## Vaclav Zizler : Boundaries and smoothness in Banach spaces

Let us call a subset C of the dual unit ball of X* a James boundary for a Banach space X if for every x in S_X there is f in C such that f(x)=1 . We will use this concept to show that for a separable X, the space X* is separable if X admits a norm ||.|| that is strongly subdifferentiable everywhere (i.e. the one sided derivative of ||.|| exists uniformly in the directions of S_X at each point of the space) or if Ext B_X* is separable. If Ext B_X* is countable, then we will show that X contains a copy of c_0 and admits a C^\infty -smooth norm.
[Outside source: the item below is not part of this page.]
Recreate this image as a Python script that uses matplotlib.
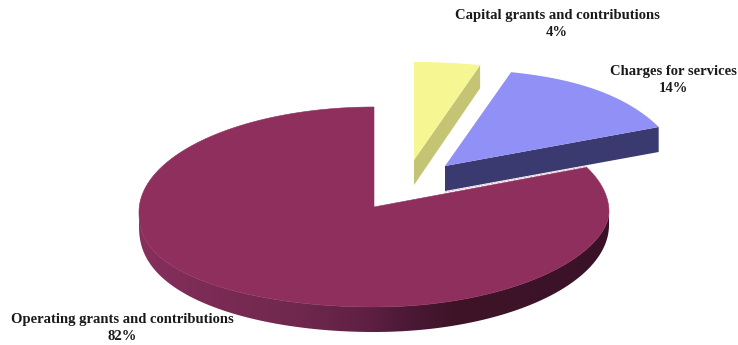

If for a separable X, the space X* is nonseparable, we will show that for every epsilon there is a convergent sequence {x_n} in S_X formed by points of Gateaux differentiability of the norm and such that || ||x_n||'-||x_m||'|| >= 1 - epsilon if n =/= m . Here ||x_n||' means the derivative of the norm at the point x_n . Several open problems in this area will be discussed.

#### 1. lecture

I will show that the norm closed convex hull of the extreme points of the dual ball is the ball itself if the set of the extreme points is norm separable or if X is separable and does not contain l_1, by Choquet's representation theorem (assumed). Then I will define the James boundary of a Banach space as a set S in the dual sphere such that for every x in X, |x|=f(x) for some f in S. I will show how to get similar results as above for boundaries by using James-Simons inequality or sup(limsup) lemma (1995 version)(assumed, done in Simons lectures). Then I will discuss examples of James boundaries and present a few open questions.

#### 2. lecture

I will define strongly subdifferentiable norms (SSD) (lim lim_{t to 0+} (|x+th|-|x|)/t) exists uniformly in |h|=1 for all x) and show Smulyan's like criterion for the SSD. Then I show that X* is separable if the norm of a separable X is SSD.

#### 3. lecture

I will show that if the boundary of X is countable (infinite), then X contains an isomorphic copy of c_0 and admits an equivalent C^infty norm.

#### 4. lecture

I will show James' weak compactness theorem for separable spaces and Rainwater theorem if Steve Simons will not do it and I will show that a set in a Banach space is weakly compact if it is pseudocompact in the weak topology.

#### 5. lecture

I will show that a weak compact set in a reflexive space is an intersection of finite unions of balls. Then I present a few open problems in the area of the interplay between the boundaries and smoothness.